- [THE REQUEST]
Restate, exactly and without pictures, the lines from the start of the listing below through the line holding "isc_levels = [0.95, 2.83, 4.75]".

- [RECORDED INFORMATION]
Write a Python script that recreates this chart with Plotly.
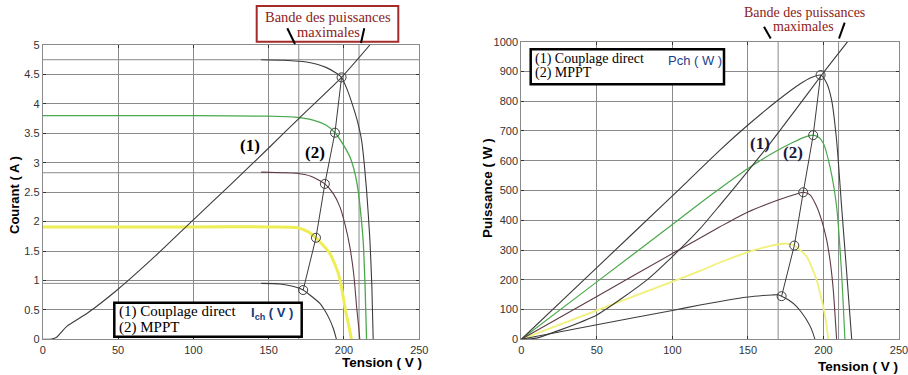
import plotly.graph_objects as go

# ---------------- DATA ----------------
# Left chart: current vs voltage, I(V)
iv_a_v = [145, 160, 175, 188, 195, 198.4, 202, 206.1, 209, 211.7, 215, 217.2, 218.5, 219.4]
iv_a_i = [4.75, 4.74, 4.71, 4.62, 4.52, 4.45, 4.25, 3.95, 3.70, 3.38, 2.53, 1.69, 0.90, 0.0]
iv_g_v = [0, 100, 150, 168.5, 180, 188, 194, 199, 203.9, 207, 209.4, 211.2, 212.7, 214, 215]
iv_g_i = [3.80, 3.80, 3.79, 3.77, 3.72, 3.64, 3.51, 3.33, 3.10, 2.85, 2.53, 2.12, 1.69, 0.90, 0.0]
iv_r_v = [145, 160, 168.5, 178, 187.3, 193, 197.3, 201, 203.9, 206.5, 208.4, 209.6, 210.5]
iv_r_i = [2.84, 2.83, 2.82, 2.77, 2.64, 2.47, 2.25, 1.92, 1.57, 1.10, 0.55, 0.25, 0.0]
iv_y_v = [0, 100, 150, 168.5, 176, 181.4, 186, 190.6, 193.5, 196.2, 198.6, 200.6, 203, 205]
iv_y_i = [1.91, 1.91, 1.91, 1.90, 1.83, 1.725, 1.60, 1.46, 1.30, 1.12, 0.85, 0.55, 0.25, 0.0]
iv_k_v = [145, 157.5, 166, 172.9, 178, 184, 187.5, 190.6, 193, 195]
iv_k_i = [0.95, 0.94, 0.90, 0.837, 0.74, 0.61, 0.48, 0.33, 0.18, 0.0]
load_iv_v = [0, 5, 9, 16, 30, 50, 75, 100, 124.4, 150, 170, 198.4, 217.2]
load_iv_i = [0, 0.0, 0.03, 0.22, 0.45, 0.85, 1.42, 2.03, 2.62, 3.25, 3.75, 4.45, 5.0]
mppt_iv_v = [172.9, 181.4, 187.3, 194, 198.4]
mppt_iv_i = [0.837, 1.725, 2.64, 3.51, 4.45]
isc_levels = [0.95, 2.83, 4.75]

# Right chart: power vs voltage, P(V)
pv_a_v = [0, 50, 100, 131.5, 150, 169, 184.4, 192, 198.1, 202, 205.4, 208.7, 212, 215.4, 218.7]
pv_a_p = [0, 241, 482, 636, 720, 800, 858, 880, 888, 862, 804, 669, 446, 222, 0]
pv_g_v = [0, 50, 100, 118.3, 131.5, 150, 166.8, 180, 188, 193.2, 197, 199.9, 204.3, 208.7, 212, 214.2]
pv_g_p = [0, 193, 386, 457, 507, 574, 627, 662, 680, 686, 678, 659, 580, 446, 222, 0]
pv_r_v = [0, 50, 100, 131.5, 150, 170, 180, 186.6, 191, 195.5, 199, 202.1, 204.5, 206.5, 208.7]
pv_r_p = [0, 144, 288, 378, 428, 468, 485, 494, 486, 446, 396, 334, 260, 166, 0]
pv_y_v = [0, 50, 100, 118.3, 131.5, 150, 165, 173.4, 178, 180.7, 185, 188.9, 192, 195.5, 198, 199.9, 201.8, 203.2]
pv_y_p = [0, 97, 194, 230, 258, 293, 314, 321, 320, 315, 298, 278, 245, 199, 150, 110, 55, 0]
pv_k_v = [0, 50, 100, 118.3, 131.5, 150, 160, 166, 170, 172.3, 177, 182.3, 185.5, 188.9, 192, 194.4]
pv_k_p = [0, 49, 97, 115, 127, 142, 147, 149, 149.5, 145, 132, 110, 90, 65, 35, 0]
load_pv_v = [0, 10, 25, 50, 83, 100, 118, 131.5, 150, 165.7, 180, 198.8, 216]
load_pv_p = [0, 4, 30, 82, 199, 278, 370, 451, 565, 665, 761, 888, 1000]
mppt_pv_v = [172.3, 180.7, 186.6, 193.2, 198.1]
mppt_pv_p = [145, 315, 494, 686, 888]

band_v = [170, 210]

x_ticks = [0, 50, 100, 150, 200, 250]
i_ticks = [0, 0.5, 1, 1.5, 2, 2.5, 3, 3.5, 4, 4.5, 5]
p_ticks = [0, 100, 200, 300, 400, 500, 600, 700, 800, 900, 1000]

# ---------------- STYLE ----------------
W, H = 908, 375
DARK = "#3c3c3c"
RED = "#5e3a48"
GREEN = "#4aa84c"
YEL_L = "#eded55"
YEL_R = "#f0f07a"
GRID = "#8a8a8a"
TXT = "#333333"
SANS = "Liberation Sans, Arial, sans-serif"
SERIF = "Liberation Serif, Times New Roman, serif"


def px(x):
    return x / W


def py(y):
    return 1 - y / H


fig = go.Figure()


def curve(x, y, color, width, xa, ya, shape="spline"):
    fig.add_trace(go.Scatter(x=x, y=y, mode="lines", xaxis=xa, yaxis=ya,
                             line=dict(color=color, width=width, shape=shape, smoothing=0.6),
                             hoverinfo="skip", showlegend=False))


# left chart traces
curve(iv_y_v, iv_y_i, YEL_L, 3, "x", "y")
curve(iv_g_v, iv_g_i, GREEN, 1.3, "x", "y")
curve(iv_r_v, iv_r_i, RED, 1.1, "x", "y")
curve(iv_a_v, iv_a_i, DARK, 1.1, "x", "y")
curve(iv_k_v, iv_k_i, DARK, 1.1, "x", "y")
curve(load_iv_v, load_iv_i, DARK, 1.1, "x", "y")
fig.add_trace(go.Scatter(x=mppt_iv_v, y=mppt_iv_i, mode="lines+markers", xaxis="x", yaxis="y",
                         line=dict(color=DARK, width=1),
                         marker=dict(symbol="circle-open", size=9, color=DARK, line=dict(width=1)),
                         hoverinfo="skip", showlegend=False))

# right chart traces
curve(pv_y_v, pv_y_p, YEL_R, 1.8, "x2", "y2")
curve(pv_g_v, pv_g_p, GREEN, 1.2, "x2", "y2")
curve(pv_r_v, pv_r_p, RED, 1.1, "x2", "y2")
curve(pv_a_v, pv_a_p, DARK, 1.1, "x2", "y2")
curve(pv_k_v, pv_k_p, DARK, 1.1, "x2", "y2")
curve(load_pv_v, load_pv_p, DARK, 1.1, "x2", "y2")
fig.add_trace(go.Scatter(x=mppt_pv_v, y=mppt_pv_p, mode="lines+markers", xaxis="x2", yaxis="y2",
                         line=dict(color=DARK, width=1),
                         marker=dict(symbol="circle-open", size=9, color=DARK, line=dict(width=1)),
                         hoverinfo="skip", showlegend=False))

axis_common = dict(showgrid=True, gridcolor=GRID, gridwidth=1, zeroline=False,
                   showline=True, linecolor=GRID, linewidth=1, mirror="ticks",
                   ticks="inside", ticklen=3, tickcolor=TXT, automargin=False,
                   ticklabeloverflow="allow",
                   tickfont=dict(family=SANS, size=11, color=TXT), fixedrange=True)

fig.update_layout(
    width=W, height=H, margin=dict(l=0, r=0, t=0, b=0, pad=0, autoexpand=False),
    paper_bgcolor="white", plot_bgcolor="white", showlegend=False,
    xaxis=dict(domain=[px(42.7), px(419.3)], range=[0, 250], tickvals=x_ticks,
               anchor="y", **axis_common),
    yaxis=dict(domain=[py(339.3), py(45)], range=[0, 5], tickvals=i_ticks,
               anchor="x", **axis_common),
    xaxis2=dict(domain=[px(521.3), px(899)], range=[0, 250], tickvals=x_ticks,
                anchor="y2", **axis_common),
    yaxis2=dict(domain=[py(339.3), py(41.7)], range=[0, 1000], tickvals=p_ticks,
                anchor="x2", **axis_common),
)

shapes = []
# extra grid lines: band of maximum powers and short-circuit levels
for v in band_v:
    shapes.append(dict(type="line", xref="x", yref="y", x0=v, x1=v, y0=0, y1=5,
                       line=dict(color=GRID, width=1), layer="below"))
    shapes.append(dict(type="line", xref="x2", yref="y2", x0=v, x1=v, y0=0, y1=1000,
                       line=dict(color=GRID, width=1), layer="below"))
for lev in isc_levels:
    shapes.append(dict(type="line", xref="x", yref="y", x0=0, x1=250, y0=lev, y1=lev,
                       line=dict(color=GRID, width=1), layer="below"))

# left: red-framed band label box
shapes.append(dict(type="rect", xref="paper", yref="paper",
                   x0=px(256.7), x1=px(398.3), y0=py(41.7), y1=py(6),
                   line=dict(color="#a52a2a", width=2), fillcolor="white"))
# slashes pointing at the band
for (xa, ya, xb, yb) in [(287.3, 28.3, 295, 44), (364.3, 28.3, 361, 43),
                         (764, 26.7, 770.7, 38.5), (844.7, 22.7, 839, 38.5)]:
    shapes.append(dict(type="line", xref="paper", yref="paper",
                       x0=px(xa), y0=py(ya), x1=px(xb), y1=py(yb),
                       line=dict(color="black", width=2)))
# legend boxes
shapes.append(dict(type="rect", xref="paper", yref="paper",
                   x0=px(114.3), x1=px(301.7), y0=py(336.7), y1=py(302.7),
                   line=dict(color="black", width=2.5), fillcolor="white"))
shapes.append(dict(type="rect", xref="paper", yref="paper",
                   x0=px(530.7), x1=px(724), y0=py(84.3), y1=py(49.3),
                   line=dict(color="black", width=2.5), fillcolor="white"))
fig.update_layout(shapes=shapes)

ann = []


def text(x, y, s, size, color="black", family=SERIF, xanchor="center", angle=0):
    ann.append(dict(xref="paper", yref="paper", x=px(x), y=py(y), text=s, showarrow=False,
                    xanchor=xanchor, yanchor="middle", textangle=angle, borderpad=0,
                    font=dict(family=family, size=size, color=color)))


DRED = "#8b1c1c"
text(327.5, 16.5, "Bande des puissances", 14.5, DRED)
text(328, 32.3, "maximales", 14.5, DRED)
text(804, 12, "Bande des puissances", 14, DRED)
text(803, 26.5, "maximales", 14, DRED)

text(118, 311, "(1) Couplage direct", 15, xanchor="left")
text(118, 327.5, "(2) MPPT", 15, xanchor="left")
text(250, 313, "<b>I<sub>ch</sub> ( V )</b>", 13, "#1a3a7a", SANS, xanchor="left")

text(534, 58.8, "(1) Couplage direct", 14, xanchor="left")
text(534, 73.5, "(2) MPPT", 14, xanchor="left")
text(667, 60, "Pch ( W )", 13, "#1c3f8c", SANS, xanchor="left")

text(250, 145, "<b>(1)</b>", 17)
text(315, 153, "<b>(2)</b>", 17)
text(760, 143, "<b>(1)</b>", 17, "#1a1a3a")
text(793, 152, "<b>(2)</b>", 17, "#1a1a3a")

text(423, 362, "<b>Tension ( V )</b>", 13.5, "black", SANS, xanchor="right")
text(899, 366.5, "<b>Tension ( V )</b>", 13.5, "black", SANS, xanchor="right")
text(14, 195, "<b>Courant ( A )</b>", 13, "black", SANS, angle=-90)
text(487, 188, "<b>Puissance ( W )</b>", 13.5, "black", SANS, angle=-90)

fig.update_layout(annotations=ann)

fig.write_html("out.html")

- [TASK OUTPUT]
Write a Python script that recreates this chart with Plotly.
import plotly.graph_objects as go

# ---------------- DATA ----------------
# Left chart: current vs voltage, I(V)
iv_a_v = [145, 160, 175, 188, 195, 198.4, 202, 206.1, 209, 211.7, 215, 217.2, 218.5, 219.4]
iv_a_i = [4.75, 4.74, 4.71, 4.62, 4.52, 4.45, 4.25, 3.95, 3.70, 3.38, 2.53, 1.69, 0.90, 0.0]
iv_g_v = [0, 100, 150, 168.5, 180, 188, 194, 199, 203.9, 207, 209.4, 211.2, 212.7, 214, 215]
iv_g_i = [3.80, 3.80, 3.79, 3.77, 3.72, 3.64, 3.51, 3.33, 3.10, 2.85, 2.53, 2.12, 1.69, 0.90, 0.0]
iv_r_v = [145, 160, 168.5, 178, 187.3, 193, 197.3, 201, 203.9, 206.5, 208.4, 209.6, 210.5]
iv_r_i = [2.84, 2.83, 2.82, 2.77, 2.64, 2.47, 2.25, 1.92, 1.57, 1.10, 0.55, 0.25, 0.0]
iv_y_v = [0, 100, 150, 168.5, 176, 181.4, 186, 190.6, 193.5, 196.2, 198.6, 200.6, 203, 205]
iv_y_i = [1.91, 1.91, 1.91, 1.90, 1.83, 1.725, 1.60, 1.46, 1.30, 1.12, 0.85, 0.55, 0.25, 0.0]
iv_k_v = [145, 157.5, 166, 172.9, 178, 184, 187.5, 190.6, 193, 195]
iv_k_i = [0.95, 0.94, 0.90, 0.837, 0.74, 0.61, 0.48, 0.33, 0.18, 0.0]
load_iv_v = [0, 5, 9, 16, 30, 50, 75, 100, 124.4, 150, 170, 198.4, 217.2]
load_iv_i = [0, 0.0, 0.03, 0.22, 0.45, 0.85, 1.42, 2.03, 2.62, 3.25, 3.75, 4.45, 5.0]
mppt_iv_v = [172.9, 181.4, 187.3, 194, 198.4]
mppt_iv_i = [0.837, 1.725, 2.64, 3.51, 4.45]
isc_levels = [0.95, 2.83, 4.75]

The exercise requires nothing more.